DPI, Guyana, Wednesday, June 12, 2019

“The programme carried a massive effect on us,” related Mohammed Ali – a prisoner who completed 12 weeks training as an Anger Management Training programmer. He was one of eight prisoners who graduated from the programme.

Ali said that if it were not for the initiative by the Director of Prisons, Gladwin Samuels and the various facilitators, they would not have the knowledge they have acquired. “We learnt well from the programme. We learnt more about anger and how anger could affect people. Anger could be good, and anger could be bad, it all depends on how you decide to relate it,” Ali stated.

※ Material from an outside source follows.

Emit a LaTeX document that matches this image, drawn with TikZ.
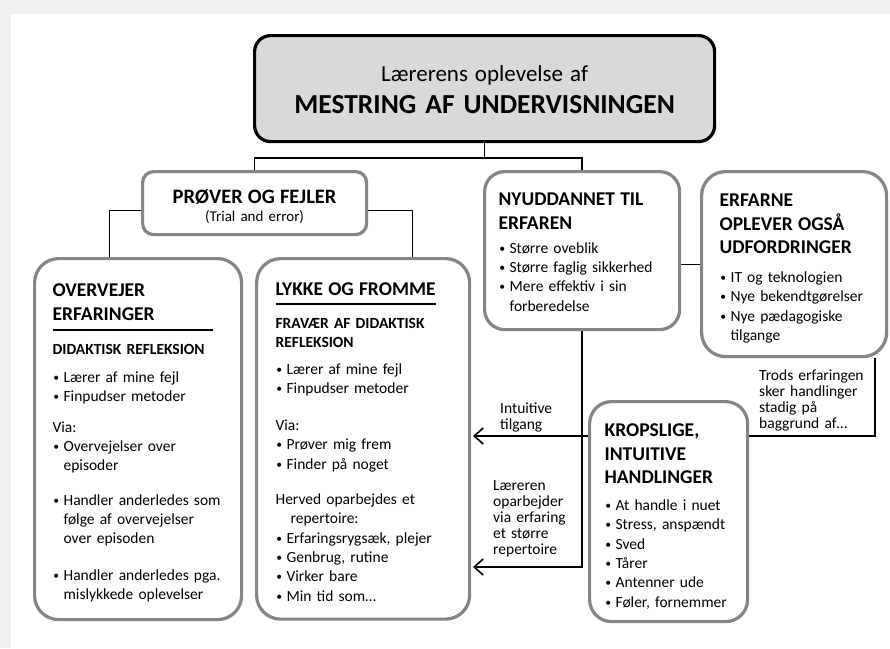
\documentclass[tikz,border=0pt]{standalone}
\usepackage{fontspec}
\usepackage{graphicx}
\setmainfont{Carlito}
\usetikzlibrary{arrows.meta,calc}
\definecolor{pagegray}{HTML}{F0F0F0}
\definecolor{boxgray}{HTML}{858585}
\definecolor{titlefill}{HTML}{D9D9D9}
\setlength{\parindent}{0pt}
\setlength{\parskip}{0pt}
\newcommand{\txfont}{\fontsize{15.5}{19.3}\selectfont}
\newcommand{\hdfont}{\fontsize{19.5}{23.5}\selectfont\bfseries}
\newcommand{\lblfont}{\fontsize{15.5}{16}\selectfont}
\newcommand{\bul}{\makebox[11pt][l]{\hspace{0.8pt}\raisebox{1pt}{\scalebox{0.75}{\textbullet}}}}
\newcommand{\itm}[1]{\hangindent=11pt\hangafter=1\bul#1\par}
\newcommand{\headrule}{\hrule height 1.8pt width 160pt}

\begin{document}
\begin{tikzpicture}[x=1pt,y=-1pt,
  conn/.style={line width=1.6pt},
  arr/.style={conn,-{Straight Barb[length=9pt,width=16pt]}},
  box/.style={draw=boxgray,line width=3.2pt,fill=white,rounded corners=24pt,
    inner ysep=0pt,align=left,anchor=north west,font=\txfont},
  lbl/.style={inner sep=0pt,text width=115pt,align=left,anchor=base west,font=\lblfont}]
\useasboundingbox (0,0) rectangle (890,648);
\fill[pagegray] (0,0) rectangle (890,648);
\fill[white] (11,14) rectangle (890,648);

\node[draw=black,line width=3.2pt,fill=titlefill,rounded corners=16pt,anchor=north west,
  inner sep=0pt,text width=460pt,align=center,text height=46pt,text depth=60pt] (title) at (253,34)
  {{\fontsize{23}{24}\selectfont\spaceskip=7pt Lærerens oplevelse af\par}
   {\fontsize{27.5}{32}\selectfont\bfseries\spaceskip=9pt MESTRING AF UNDERVISNINGEN\par}};

\node[box,rounded corners=11pt,inner sep=0pt,text width=224pt,align=center,
  text height=32pt,text depth=31pt] (prover) at (141,170)
  {{\fontsize{20.5}{20}\selectfont\bfseries PRØVER OG FEJLER\par}
   {\fontsize{15}{18}\selectfont (Trial and error)\par}};

\node[box,inner xsep=18pt,text width=171pt,text height=38pt,text depth=323pt] (overv) at (33,257)
  {{\hdfont OVERVEJER\\ERFARINGER\par}
   \vspace{9pt}\headrule\vspace{11.1pt}
   {\bfseries\rule{0pt}{12pt}DIDAKTISK REFLEKSION\par}
   \vspace{8.7pt}
   \itm{Lærer af mine fejl}
   \itm{Finpudser metoder}
   \vspace{11.4pt}
   Via:\par
   \itm{Overvejelser over\newline episoder}
   \vspace{15.1pt}
   \itm{Handler anderledes som\newline følge af overvejelser\newline over episoden}
   \vspace{17.1pt}
   \itm{Handler anderledes pga.\newline mislykkede oplevelser}};

\node[box,inner xsep=19pt,text width=175pt,text height=37pt,text depth=323.5pt] (lykke) at (255,257)
  {{\hdfont LYKKE OG FROMME\par}
   \vspace{7pt}\headrule\vspace{12.1pt}
   {\bfseries\rule{0pt}{12pt}FRAVÆR AF DIDAKTISK\\REFLEKSION\par}
   \vspace{7.4pt}
   \itm{Lærer af mine fejl}
   \itm{Finpudser metoder}
   \vspace{17.4pt}
   Via:\par
   \itm{Prøver mig frem}
   \itm{Finder på noget}
   \vspace{16.1pt}
   \hangindent=15pt\hangafter=1 Herved oparbejdes et\newline repertoire:\par
   \itm{Erfaringsrygsæk, plejer}
   \itm{Genbrug, rutine}
   \itm{Virker bare}
   \itm{Min tid som…}};

\node[box,rounded corners=20pt,inner xsep=14pt,text width=167pt,text height=34pt,text depth=124pt] (nyudd) at (483,170)
  {{\hdfont NYUDDANNET TIL\\ERFAREN\par}
   \vspace{4.7pt}
   \itm{Større oveblik}
   \itm{Større faglig sikkerhed}
   \itm{Mere effektiv i sin\newline forberedelse}};

\node[box,inner xsep=18pt,text width=149pt,text height=35pt,text depth=150pt] (erfarne) at (700,170)
  {{\hdfont ERFARNE\\OPLEVER OGSÅ\\UDFORDRINGER\par}
   \vspace{9.7pt}
   \itm{IT og teknologien}
   \itm{Nye bekendtgørelser}
   \itm{Nye pædagogiske\newline tilgange}};

\node[box,rounded corners=22pt,inner xsep=15pt,text width=128pt,text height=35pt,text depth=185pt] (krop) at (588,400)
  {{\hdfont KROPSLIGE,\\INTUITIVE\\HANDLINGER\par}
   \vspace{7.7pt}
   \itm{At handle i nuet}
   \itm{Stress, anspændt}
   \itm{Sved}
   \itm{Tårer}
   \itm{Antenner ude}
   \itm{Føler, fornemmer}};

\coordinate (intend) at (473,436);
\coordinate (repend) at (473,567);
\coordinate (nyright) at ($(nyudd.east)+(0,14)$);
\coordinate (erfk) at ($(erfarne.south east)+(-13,0)$);

\draw[conn] (title.south) -- ++(0,15) -| (prover.north);
\draw[conn] (title.south) -- ++(0,15) -| (nyudd.north);
\draw[conn] ($(prover.west)+(0,7.5)$) -| ($(overv.north)+(-28.5,0)$);
\draw[conn] ($(prover.east)+(0,7.5)$) -| ($(lykke.north)+(49.5,0)$);
\draw[conn] (nyright) -- (nyright -| erfarne.west);
\draw[arr] (nyudd.south) |- (repend);
\draw[arr] (krop.west |- intend) -- (intend);
\draw[conn] (erfk) |- (krop.east |- intend);

\node[lbl] (intlbl) at (500,413) {Intuitive\\tilgang};
\node[lbl] (replbl) at (493,490) {Læreren\\oparbejder\\via erfaring\\et større\\repertoire};
\node[lbl] (trodslbl) at (759,380) {Trods erfaringen\\sker handlinger\\stadig på\\baggrund af…};
\end{tikzpicture}
\end{document}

Officer-in-charge of the Georgetown Prison, Nicklon Elliot, Director of Prisons, Gladwin Samuels, Facilitators Denise McKenzie and Hubert Jack along with six of the eight graduates of the anger management programme.

The Director of Prisons, in brief remarks, noted that the training is part of a rehabilitative drive that held under the theme ‘Revitalising a purpose-driven organisation’. The training is the third such programme conducted at the Camp Street Prison.

Director Samuels pointed out that in the prison environment, anger management is sometimes the key to survival and the thin line between freedom and continued imprisonment. “It is through such training that we intend to build capacity so that those persons who are sent to be with us for a particular period of time, they will be able to effectively deal with anger-related issues  during that period and come out of prison at their prescribed time and not have to do other sentences… For the time that we have reconstituted this training, we have seen a significant reduction in terms of the prisoner to prisoner violence… we are seeing a significant change in prisoners’ behaviours across the prison service.”

He explained that many persons who were once deemed the ‘bad eggs’ are now advocates for other prisoners to conduct themselves in a respectable manner. Samuels indicated that one of the reasons for the lack of larger batches is due to space constraint and not the lack of funds. Nevertheless, he said that the prison directorate remains confident that as the prison infrastructure continues to be developed, more prisoners will benefit from such rehabilitative training.

Samuels made it clear that rehabilitation of prisoners is an ongoing process, stating that “we are adequately preparing them whether it is with skill or educational training so that when they are released back into society, they are productive citizens. We have many persons who would have left these walls, and they are now gainfully employed as a result of the skills they would have acquired.”